Prima opzione: resa ed amnistia
L'odierna strategia politica di Petraeus consiste, come tentato con parziale successo in Iraq, nel giungere ad una sorta di "riconciliazione e integrazione" dei Taliban nella Costituzione vigente in Afghanistan attraverso colloqui con il governo Karzai in cambio della rinuncia all'uso delle armi; ma è difficile che funzioni: già nel 2005 era stata offerta l'amnistia ai capi Taliban, ma nessun capo si arrese.
Il fatto è che i Taliban non riconoscono il governo Karzai per due motivi: il primo perché lo considerano un emanazione diretta dell'invasore americano, il secondo perché, comunque, questo governo è, al suo interno, una riproposizione di quella Alleanza del Nord, composta da turkmeni, uzbeki e tagiki, che essi stessi avevano sconfitto negli anni Novanta, alleanza fortemente supportata dagli USA e comandata dal tagiko Massoud (il "leone del Panshir"), ucciso dai Taliban due giorni prima dell'attentato alle Torri gemelle di New York.

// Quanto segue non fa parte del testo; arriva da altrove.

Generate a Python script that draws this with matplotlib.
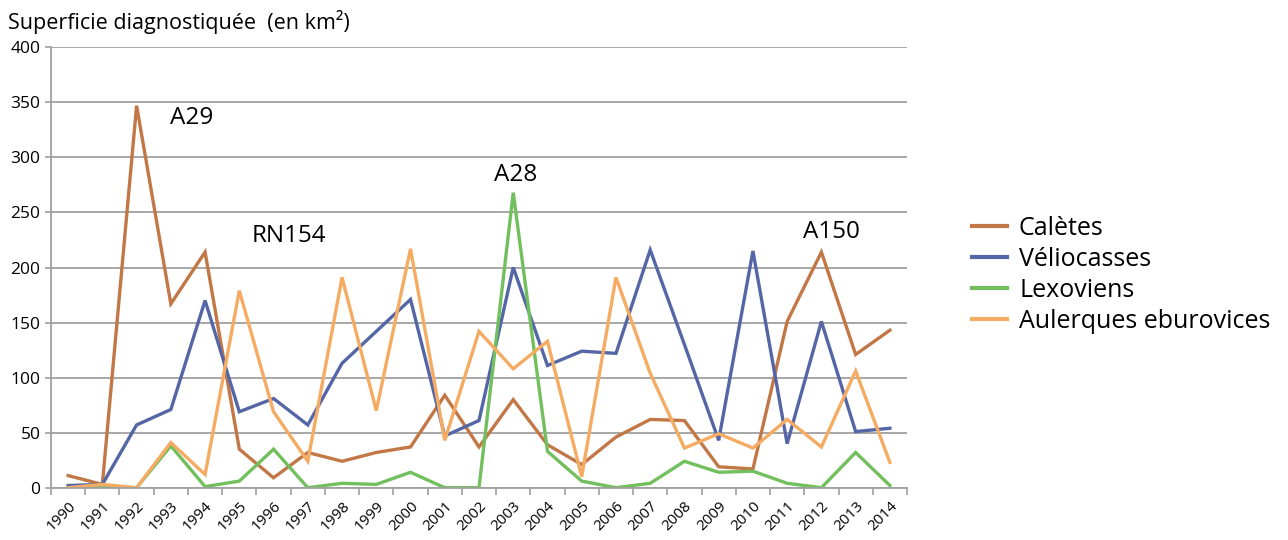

I Taliban hanno rilanciato proponendo come irrinunciabile una trattativa diretta con gli USA, che preveda comunque il loro ritiro totale dal territorio afghano, e la convocazione di una nuova Assemblea Costituente, che ridiscuta la quota di influenza delle numerose etnie che compongono il mosaico afghano.
Insomma, Petraeus dovrà mettersi l'anima in pace: la resa "soft", che accetti lo statu quo creatosi dopo l'invasione americana, non verrà accettata dai Taliban..
 
Seconda opzione: spartizione dell'Afghanistan
L'edizione on-line del 21 novembre del' "Economist" riporta un'opzione nuova (partorita, sembra, dalla fervida mente di Hillary Clinton), discussa molto riservatamente a margine del vertice NATO di Lisbona, la quale prevederebbe la proposta, da presentare ai capi dei Taliban, di una divisione del Paese, su base etnica, in due parti.
La prima parte occuperebbe i territori centro-meridionali, compresa la regione del Balucistan afghano, con capitale Kandahar ed a maggioranza Pashtun; tale parte verrebbe sgombrata completamente dagli eserciti occidentali e godrebbe di una sostanziale indipendenza, compresa la politica internazionale, con il solo impegno, da parte dei Taliban, a rinunciare a qualsiasi atto ostile verso gli occidentali.
La seconda parte, con capitale Kabul, occuperebbe i territori settentrionali a maggioranza turkmena, uzbeka e tagika, e resterebbe fedele agli USA, consentendo a questi ultimi di conservare le basi militari con cui controllare (ed, eventualmente, destabilizzare) tutta l'Asia Centrale, con una particolare attenzione verso l'Iran. Sembra già che l'Alleanza del Nord e Karzai (informati riservatamente), pur non entusiasti, non si opporrebbero più di tanto ad una simile opzione.
Le relazioni tra queste due parti, che diverrebbero a tutti gli effetti due Stati, dovrebbero limitarsi ad una blanda federazione.
Ed i Taliban cosa ne penserebbero? E' ovviamente troppo presto per dirlo, ma, posto che prendesse corpo, bisogna ammettere che per loro questa opzione è intrigante, poiché terrebbe conto della frammentazione a livello etnico (se non addirittura tribale) che affligge endemicamente i Paesi islamici ex colonie britanniche, i cui confini furono tracciati dalla Potenza coloniale senza star tanto a pensare all'omogeneità delle popolazioni che contenevano.
Ad esempio gli afghani di etnia pashtun non hanno mai riconosciuto la linea di confine tracciata dagli inglesi nel 1893 tra Afghanistan e Pakistan, vantando pretese su vasti territori nel nord-ovest del Pakistan (tra cui la città di Quetta) abitati dalla loro etnia, mentre non hanno particolari entusiasmi verso i territori del Nord, abitati dalle etnie dei Paesi ivi confinanti.
Potrebbe questa opzione, sempre se prendesse corpo, oltre a risolvere il conflitto afghano, pacificare la regione? Anche a questa domanda è prematuro rispondere e, comunque, si tratterebbe di una soluzione che andrebbe a regime solo nel lungo periodo.